_SHORT TASK:_
Return the records from the first line through the line containing "plt.rcParams['mathtext.rm'] = 'Liberation", and leave out the pictures.

_DATA RECORDS:_
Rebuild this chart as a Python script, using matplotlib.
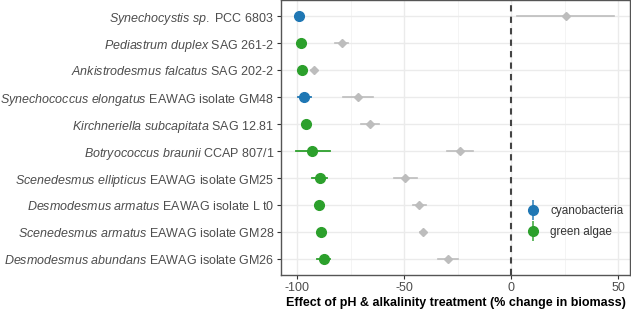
import numpy as np
import matplotlib
matplotlib.use('Agg')
import matplotlib.pyplot as plt
from matplotlib.lines import Line2D
from matplotlib.legend_handler import HandlerTuple

plt.rcParams['font.family'] = 'Liberation Sans'
plt.rcParams['mathtext.fontset'] = 'custom'
plt.rcParams['mathtext.it'] = 'Liberation Sans:italic'
plt.rcParams['mathtext.rm'] = 'Liberation Sans'

species = ["Synechocystis\\ sp.", "Pediastrum\\ duplex", "Ankistrodesmus\\ falcatus",
           "Synechococcus\\ elongatus", "Kirchneriella\\ subcapitata", "Botryococcus\\ braunii",
           "Scenedesmus\\ ellipticus", "Desmodesmus\\ armatus", "Scenedesmus\\ armatus",
           "Desmodesmus\\ abundans"]
strains = ["PCC 6803", "SAG 261-2", "SAG 202-2", "EAWAG isolate GM48", "SAG 12.81",
           "CCAP 807/1", "EAWAG isolate GM25", "EAWAG isolate L t0", "EAWAG isolate GM28",
           "EAWAG isolate GM26"]
group = ["cyanobacteria", "green algae", "green algae", "cyanobacteria", "green algae",
         "green algae", "green algae", "green algae", "green algae", "green algae"]

# main effect (pH & alkalinity), with interval
eff = [-99.2, -98.4, -97.8, -96.7, -95.9, -93.0, -89.6, -89.7, -88.9, -87.7]
eff_lo = [-99.8, -98.9, -98.3, -99.8, -96.6, -100.6, -93.0, -90.5, -90.0, -90.7]
eff_hi = [-98.6, -97.9, -97.3, -93.6, -95.2, -84.7, -86.0, -88.9, -87.8, -84.7]

# comparison effect (grey diamonds)
cmp_ = [25.3, -79.3, -92.2, -71.7, -66.2, -24.0, -49.5, -43.2, -41.5, -29.6]
cmp_lo = [2.8, -82.4, -93.5, -78.7, -70.1, -30.0, -54.8, -45.8, -42.8, -34.2]
cmp_hi = [47.9, -76.2, -91.0, -64.8, -62.0, -17.9, -44.2, -39.8, -40.2, -24.9]

colors = {"cyanobacteria": "#1f77b4", "green algae": "#2ca02c"}

fig = plt.figure(figsize=(6.31, 3.09), dpi=100)
ax = fig.add_axes([281/631, 1 - 275.3/309, 1 - 281/631 - 0.001, 275.3/309 - 0.001])

y = np.arange(len(species))
for v in [-100, -50, 0, 50]:
    ax.axvline(v, color='#ebebeb', lw=1.0, zorder=0)
for v in [-75, -25, 25]:
    ax.axvline(v, color='#f2f2f2', lw=0.6, zorder=0)
for yy in y:
    ax.axhline(yy, color='#ebebeb', lw=1.0, zorder=0)

ax.axvline(0, color='#444444', lw=1.5, ls=(0, (3, 2.5)), zorder=1)

for i in range(len(species)):
    ax.plot([cmp_lo[i], cmp_hi[i]], [i, i], color='#bdbdbd', lw=1.2, zorder=2)
    ax.plot(cmp_[i], i, marker='D', ms=4, color='#bdbdbd', zorder=3)
    c = colors[group[i]]
    ax.plot([eff_lo[i], eff_hi[i]], [i, i], color=c, lw=1.3, zorder=4)
    ax.plot(eff[i], i, marker='o', ms=7, color=c, zorder=5)

labels = ["$\\mathit{%s}$ %s" % (s, st) for s, st in zip(species, strains)]
ax.set_yticks(y)
ax.set_yticklabels(labels, fontsize=9.0, color='#4d4d4d')
ax.set_ylim(9.6, -0.6)
ax.set_xlim(-107.6, 55.6)
ax.set_xticks([-100, -50, 0, 50])
ax.set_xticklabels(['-100', '-50', '0', '50'], fontsize=9.0, color='#4d4d4d')
ax.tick_params(length=3, color='#333333', width=0.8, pad=2)
ax.set_xlabel('Effect of pH & alkalinity treatment (% change in biomass)',
              fontsize=9.0, fontweight='bold', labelpad=2)
for sp in ax.spines.values():
    sp.set_color('#555555')
    sp.set_linewidth(1.0)

handles = [(Line2D([0], [0], color=colors[g], marker='|', ms=15, mew=1.3, lw=0, alpha=0.8),
            Line2D([0], [0], color=colors[g], marker='o', ms=7, lw=0)) for g in colors]
leg = ax.legend(handles, list(colors), loc='center left', bbox_to_anchor=(0.702, 0.196),
                frameon=False, fontsize=8.5, handletextpad=0.85, labelspacing=0.75,
                handlelength=1.2, borderpad=0, borderaxespad=0,
                handler_map={tuple: HandlerTuple(ndivide=1, pad=0)})
for t in leg.get_texts():
    t.set_color('#333333')

fig.savefig('out.png', dpi=100)
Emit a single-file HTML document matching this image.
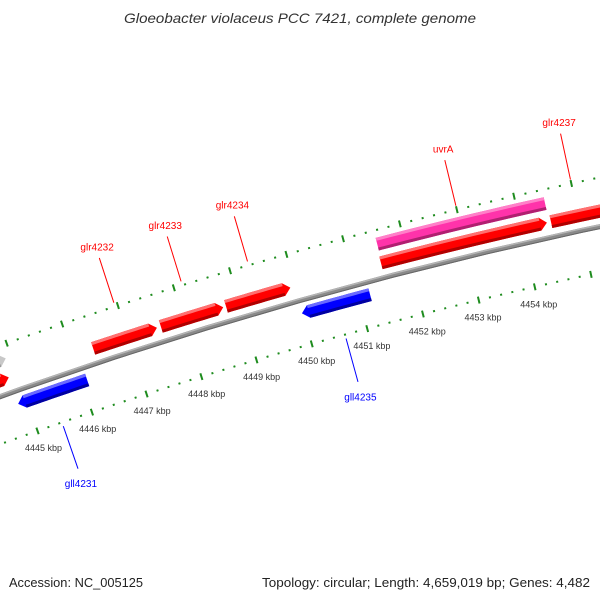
<!DOCTYPE html>
<html><head><meta charset="utf-8"><style>
body{margin:0;background:#fff;}
svg{display:block;font-family:"Liberation Sans",sans-serif;}
</style></head><body>
<svg id="map" width="600" height="600" viewBox="0 0 600 600">
<text x="124" y="23" textLength="352" lengthAdjust="spacingAndGlyphs" font-size="14" font-style="italic" fill="#333">Gloeobacter violaceus PCC 7421, complete genome</text>
<g id="layer"></g>
<text x="9" y="587" textLength="134" lengthAdjust="spacingAndGlyphs" font-size="13" fill="#222">Accession: NC_005125</text>
<text x="262" y="587" textLength="328" lengthAdjust="spacingAndGlyphs" font-size="13" fill="#222">Topology: circular; Length: 4,659,019 bp; Genes: 4,482</text>
</svg>
<script>
const geneNames  = ['gene-left-partial','gene-gray-partial','glr4232','glr4233','glr4234','glr-large','glr4237','uvrA','gll4231','gll4235'];
const geneStarts = [4440.0, 4440.0, 4446.37, 4447.59, 4448.76, 4451.52, 4454.52, 4451.54, 4444.84, 4449.98];
const geneEnds   = [4444.84, 4444.9, 4447.52, 4448.71, 4449.91, 4454.45, 4457.5, 4454.49, 4446.1, 4451.2];
const geneStrand = [1, 1, 1, 1, 1, 1, 1, 0, -1, -1];
const geneTrack  = ['f1','f2','f1','f1','f1','f1','f1','f2','r1','r1'];
const geneKind   = ['red','gray','red','red','red','red','red','pink','blue','blue'];
const labelTexts = ['glr4232','glr4233','glr4234','uvrA','glr4237','gll4231','gll4235'];
const labelKbp   = [4446.95, 4448.15, 4449.33, 4453.0, 4455.0, 4445.45, 4450.6];
const labelSide  = [1, 1, 1, 1, 1, -1, -1];
const tickStart = 4440, tickEnd = 4460;
const tickLabelMin = 4445, tickLabelMax = 4454;

const cx=1551, cy=4725;
const trackR={f1:4613,f2:4632,r1:4585};
const palette={red:['#ff0000','#ff7070','#b00000'],gray:['#c8c8c8','#e0e0e0','#999'],pink:['#ff33aa','#ff80c8','#b02070'],blue:['#0000ff','#6a6aff','#0000a0']};
const NS='http://www.w3.org/2000/svg';
const layer=document.getElementById('layer');
function pt(k,r){const p=(-15.07+(k-4451)*0.7242)*Math.PI/180;return [cx+r*Math.sin(p),cy-r*Math.cos(p)];}
function arcPts(a,b,r){const o=[];const n=12;for(let i=0;i<=n;i++){o.push(pt(a+(b-a)*i/n,r));}return o;}
function ps(arr){return arr.map(p=>p[0].toFixed(2)+','+p[1].toFixed(2)).join(' ');}
function mk(tag,attrs){const e=document.createElementNS(NS,tag);for(const k in attrs)e.setAttribute(k,attrs[k]);layer.appendChild(e);return e;}

let e=mk('polyline',{points:ps(arcPts(4440,4460,4598)),fill:'none',stroke:'#8a8a8a','stroke-width':5});


e=mk('polyline',{points:ps(arcPts(4440,4460,4599.6)),fill:'none',stroke:'#b5b5b5','stroke-width':1.5});


e=mk('polyline',{points:ps(arcPts(4440,4460,4596)),fill:'none',stroke:'#666','stroke-width':1});



[4553,4646].forEach((R,ri)=>{
  for(let i=0;i<=Math.round((tickEnd-tickStart)*5);i++){
    const k=tickStart+i*0.2;const major=(i%5===0);
    const a=pt(k,R-(major?3.5:1)),b=pt(k,R+(major?3.5:1));
    const t=mk('line',{x1:a[0],y1:a[1],x2:b[0],y2:b[1],stroke:'#1e8c1e','stroke-width':2});
    
    
    const kr=Math.round(k);
    if(major&&ri===0&&kr>=tickLabelMin&&kr<=tickLabelMax){
      const c=pt(k,4535);
      const tx=mk('text',{x:c[0].toFixed(1),y:(c[1]+3).toFixed(1),'text-anchor':'middle','font-size':9,fill:'#333'});
      tx.textContent=kr+' kbp';
      
      
    }
  }
});

for(let i=0;i<geneNames.length;i++){
  const rc=trackR[geneTrack[i]],w=13,r0=rc-w/2,r1=rc+w/2;
  const s=geneStarts[i],en=geneEnds[i],st=geneStrand[i],h=0.12;
  let poly;
  if(st===1){poly=[pt(s,r0),...arcPts(s,en-h,r1),pt(en,rc),...arcPts(en-h,s,r0)];}
  else if(st===-1){poly=[pt(en,r0),pt(en,r1),...arcPts(en,s+h,r1),pt(s,rc),...arcPts(s+h,en,r0)];}
  else{poly=[...arcPts(s,en,r1),...arcPts(en,s,r0)];}
  const col=palette[geneKind[i]];
  const g=mk('polygon',{points:ps(poly),fill:col[0]});
  
  
  const b0=st===-1?s+h:s, b1=st===1?en-h:en;
  const hl=mk('polyline',{points:ps(arcPts(b0,b1,r1-1.5)),fill:'none',stroke:col[1],'stroke-width':3});
  
  
  const sh=mk('polyline',{points:ps(arcPts(b0,b1,r0+1.5)),fill:'none',stroke:col[2],'stroke-width':3});
  
  
}

for(let i=0;i<labelTexts.length;i++){
  const k=labelKbp[i],side=labelSide[i];
  const col=side===1?'#ff0000':'#0000ff';
  const a=pt(k,side===1?4650:4549),b=pt(k,side===1?4697:4504);
  const l=mk('line',{x1:a[0],y1:a[1],x2:b[0],y2:b[1],stroke:col,'stroke-width':1});
  
  
  const c=pt(k,side===1?4704:4495);
  const t=mk('text',{x:c[0].toFixed(1),y:(side===1?c[1]-1:c[1]+10).toFixed(1),'text-anchor':'middle','font-size':10,fill:col});
  t.textContent=labelTexts[i];
  
  
}
</script>
</body></html>
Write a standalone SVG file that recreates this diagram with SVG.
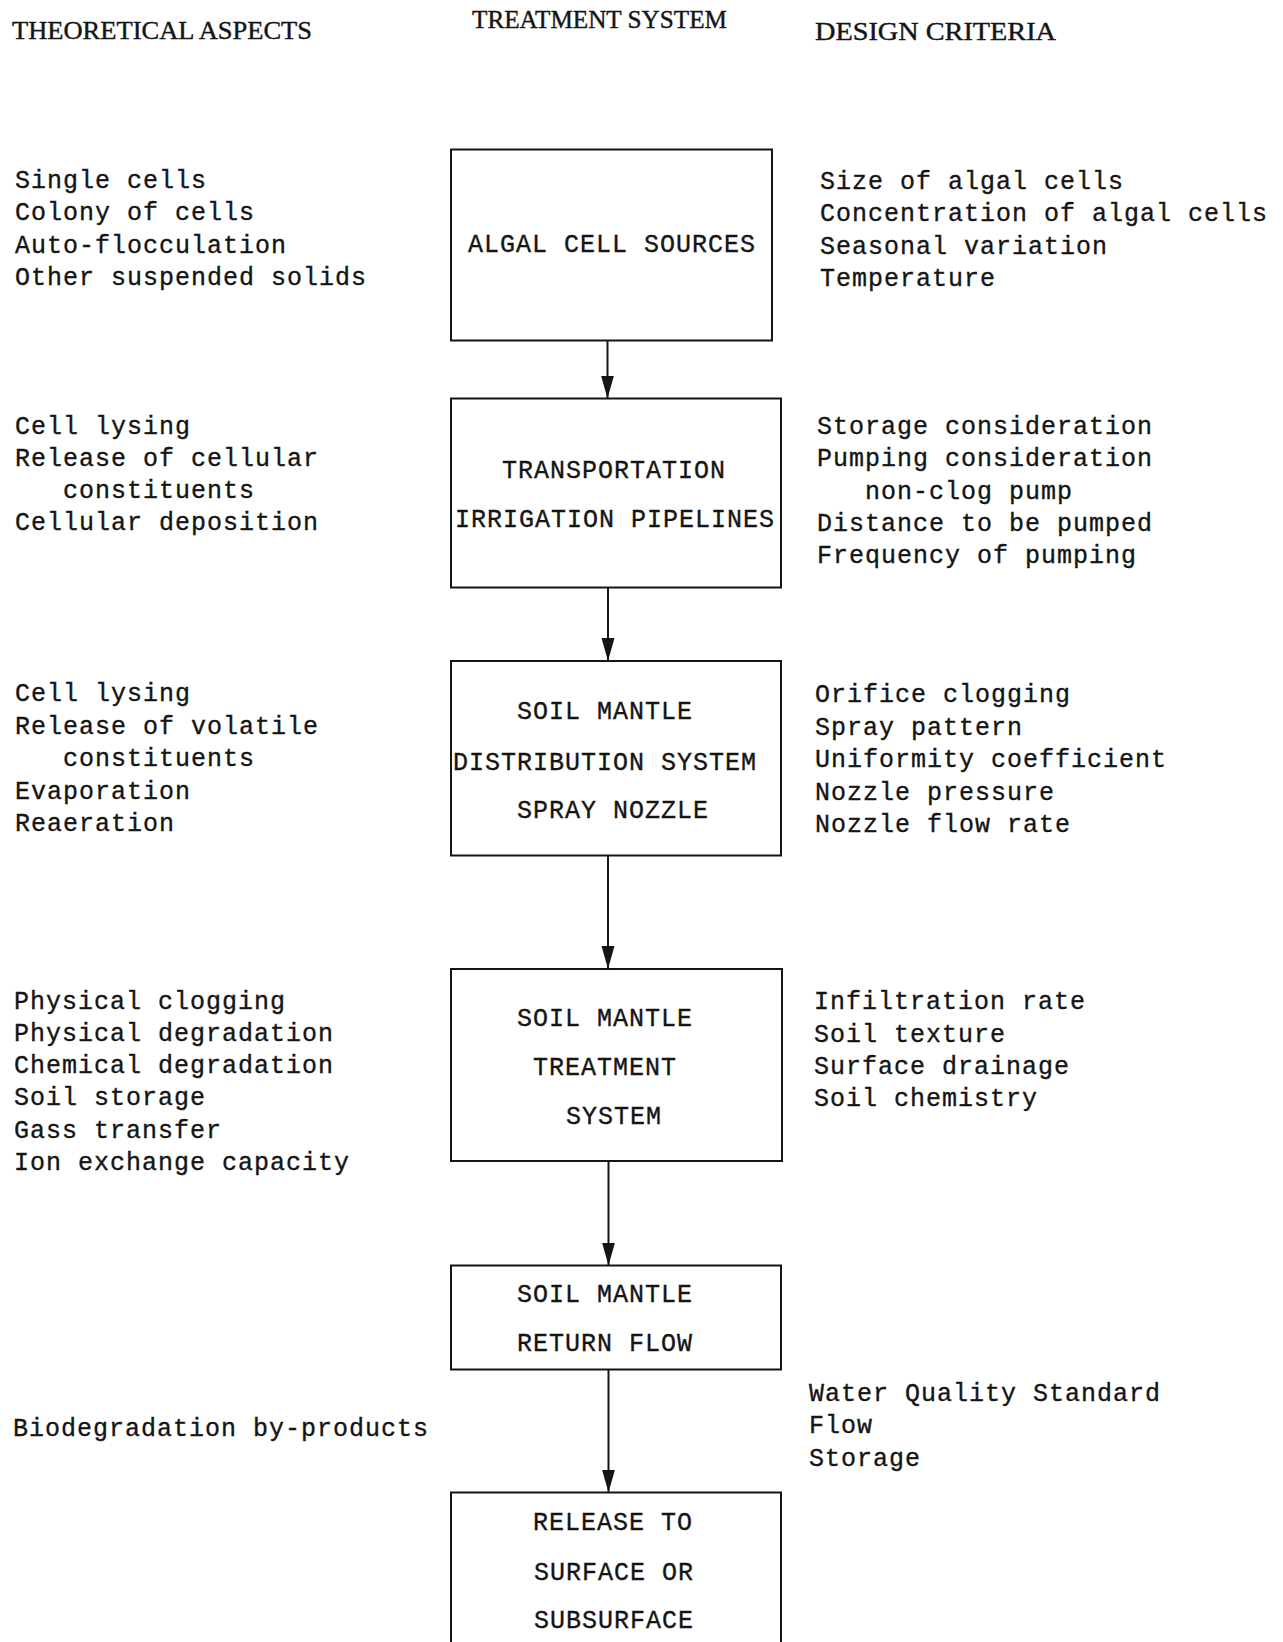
<svg xmlns="http://www.w3.org/2000/svg" width="1283" height="1642" viewBox="0 0 1283 1642">
  <style>
    .box { fill: none; stroke: #151515; stroke-width: 2; }
    .wire { stroke: #151515; stroke-width: 2; fill: none; }
    .t { font-family: "Liberation Mono", "DejaVu Sans Mono", monospace; font-size: 25px; letter-spacing: 1px; fill: #151515; stroke: #151515; stroke-width: 0.35px; }
    .h { font-family: "Liberation Serif", "DejaVu Serif", serif; font-size: 25px; fill: #151515; stroke: #151515; stroke-width: 0.4px; }
  </style>
  <defs>
    <marker id="arrow" markerUnits="userSpaceOnUse" markerWidth="23" markerHeight="14" refX="23" refY="7" orient="auto">
      <path d="M0,0.5 L23,7 L0,13.5 z" fill="#151515"/>
    </marker>
  </defs>

  <rect x="0" y="0" width="1283" height="1642" fill="#ffffff"/>

  <!-- column headings -->
  <g id="headings">
    <text class="h" x="12" y="39" textLength="300" lengthAdjust="spacingAndGlyphs">THEORETICAL ASPECTS</text>
    <text class="h" x="472" y="28" textLength="255" lengthAdjust="spacingAndGlyphs">TREATMENT SYSTEM</text>
    <text class="h" x="815" y="40" textLength="241" lengthAdjust="spacingAndGlyphs">DESIGN CRITERIA</text>
  </g>

  <!-- treatment chain -->
  <g id="node-algal-cell-sources">
    <rect class="box" x="451" y="149.5" width="321" height="191"/>
    <text class="t" x="468" y="251.5">ALGAL CELL SOURCES</text>
  </g>

  <g id="node-transportation">
    <rect class="box" x="451" y="398.5" width="330" height="189"/>
    <text class="t" x="502" y="478">TRANSPORTATION</text>
    <text class="t" x="455" y="526.5">IRRIGATION PIPELINES</text>
  </g>

  <g id="node-distribution">
    <rect class="box" x="451" y="661" width="330" height="194.5"/>
    <text class="t" x="517" y="719">SOIL MANTLE</text>
    <text class="t" x="453" y="769.5">DISTRIBUTION SYSTEM</text>
    <text class="t" x="517" y="817.5">SPRAY NOZZLE</text>
  </g>

  <g id="node-treatment">
    <rect class="box" x="451" y="969" width="331" height="192"/>
    <text class="t" x="517" y="1026">SOIL MANTLE</text>
    <text class="t" x="533" y="1075">TREATMENT</text>
    <text class="t" x="566" y="1124">SYSTEM</text>
  </g>

  <g id="node-return-flow">
    <rect class="box" x="451" y="1265.5" width="330" height="104"/>
    <text class="t" x="517" y="1301.5">SOIL MANTLE</text>
    <text class="t" x="517" y="1351">RETURN FLOW</text>
  </g>

  <g id="node-release">
    <rect class="box" x="451" y="1492.5" width="330" height="170"/>
    <text class="t" x="533" y="1529.5">RELEASE TO</text>
    <text class="t" x="534" y="1579.5">SURFACE OR</text>
    <text class="t" x="534" y="1628">SUBSURFACE</text>
  </g>

  <!-- connectors -->
  <g id="connectors">
    <line class="wire" x1="607.5" y1="340.5" x2="607.5" y2="398.5" marker-end="url(#arrow)"/>
    <line class="wire" x1="608" y1="587.5" x2="608" y2="661" marker-end="url(#arrow)"/>
    <line class="wire" x1="608" y1="855.5" x2="608" y2="969" marker-end="url(#arrow)"/>
    <line class="wire" x1="608.5" y1="1161" x2="608.5" y2="1265.5" marker-end="url(#arrow)"/>
    <line class="wire" x1="608.5" y1="1369.5" x2="608.5" y2="1492.5" marker-end="url(#arrow)"/>
  </g>

  <!-- theoretical aspects -->
  <g id="theory-sources">
    <text class="t" x="15" y="188">Single cells</text>
    <text class="t" x="15" y="220.3">Colony of cells</text>
    <text class="t" x="15" y="252.6">Auto-flocculation</text>
    <text class="t" x="15" y="284.9">Other suspended solids</text>
  </g>
  <g id="theory-transportation">
    <text class="t" x="15" y="434">Cell lysing</text>
    <text class="t" x="15" y="466">Release of cellular</text>
    <text class="t" x="63" y="498">constituents</text>
    <text class="t" x="15" y="530">Cellular deposition</text>
  </g>
  <g id="theory-distribution">
    <text class="t" x="15" y="701">Cell lysing</text>
    <text class="t" x="15" y="733.5">Release of volatile</text>
    <text class="t" x="63" y="766">constituents</text>
    <text class="t" x="15" y="798.5">Evaporation</text>
    <text class="t" x="15" y="831">Reaeration</text>
  </g>
  <g id="theory-treatment">
    <text class="t" x="14" y="1009">Physical clogging</text>
    <text class="t" x="14" y="1041">Physical degradation</text>
    <text class="t" x="14" y="1073">Chemical degradation</text>
    <text class="t" x="14" y="1105">Soil storage</text>
    <text class="t" x="14" y="1137.5">Gass transfer</text>
    <text class="t" x="14" y="1170">Ion exchange capacity</text>
  </g>
  <g id="theory-return">
    <text class="t" x="13" y="1436">Biodegradation by-products</text>
  </g>

  <!-- design criteria -->
  <g id="design-sources">
    <text class="t" x="820" y="189">Size of algal cells</text>
    <text class="t" x="820" y="221.3">Concentration of algal cells</text>
    <text class="t" x="820" y="253.6">Seasonal variation</text>
    <text class="t" x="820" y="285.9">Temperature</text>
  </g>
  <g id="design-transportation">
    <text class="t" x="817" y="434">Storage consideration</text>
    <text class="t" x="817" y="466.3">Pumping consideration</text>
    <text class="t" x="865" y="498.6">non-clog pump</text>
    <text class="t" x="817" y="531">Distance to be pumped</text>
    <text class="t" x="817" y="563.2">Frequency of pumping</text>
  </g>
  <g id="design-distribution">
    <text class="t" x="815" y="702">Orifice clogging</text>
    <text class="t" x="815" y="734.5">Spray pattern</text>
    <text class="t" x="815" y="767">Uniformity coefficient</text>
    <text class="t" x="815" y="799.5">Nozzle pressure</text>
    <text class="t" x="815" y="832">Nozzle flow rate</text>
  </g>
  <g id="design-treatment">
    <text class="t" x="814" y="1009">Infiltration rate</text>
    <text class="t" x="814" y="1041.5">Soil texture</text>
    <text class="t" x="814" y="1074">Surface drainage</text>
    <text class="t" x="814" y="1106">Soil chemistry</text>
  </g>
  <g id="design-release">
    <text class="t" x="809" y="1401">Water Quality Standard</text>
    <text class="t" x="809" y="1433.4">Flow</text>
    <text class="t" x="809" y="1465.8">Storage</text>
  </g>
</svg>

_EXERCISE RESPONSE:_
Rebuild this chart as a Python script, using matplotlib.
import numpy as np
import matplotlib
matplotlib.use('Agg')
import matplotlib.pyplot as plt
from matplotlib.lines import Line2D
from matplotlib.legend_handler import HandlerTuple

plt.rcParams['font.family'] = 'Liberation Sans'
plt.rcParams['mathtext.fontset'] = 'custom'
plt.rcParams['mathtext.it'] = 'Liberation Sans:italic'
plt.rcParams['mathtext.rm'] = 'Liberation Sans'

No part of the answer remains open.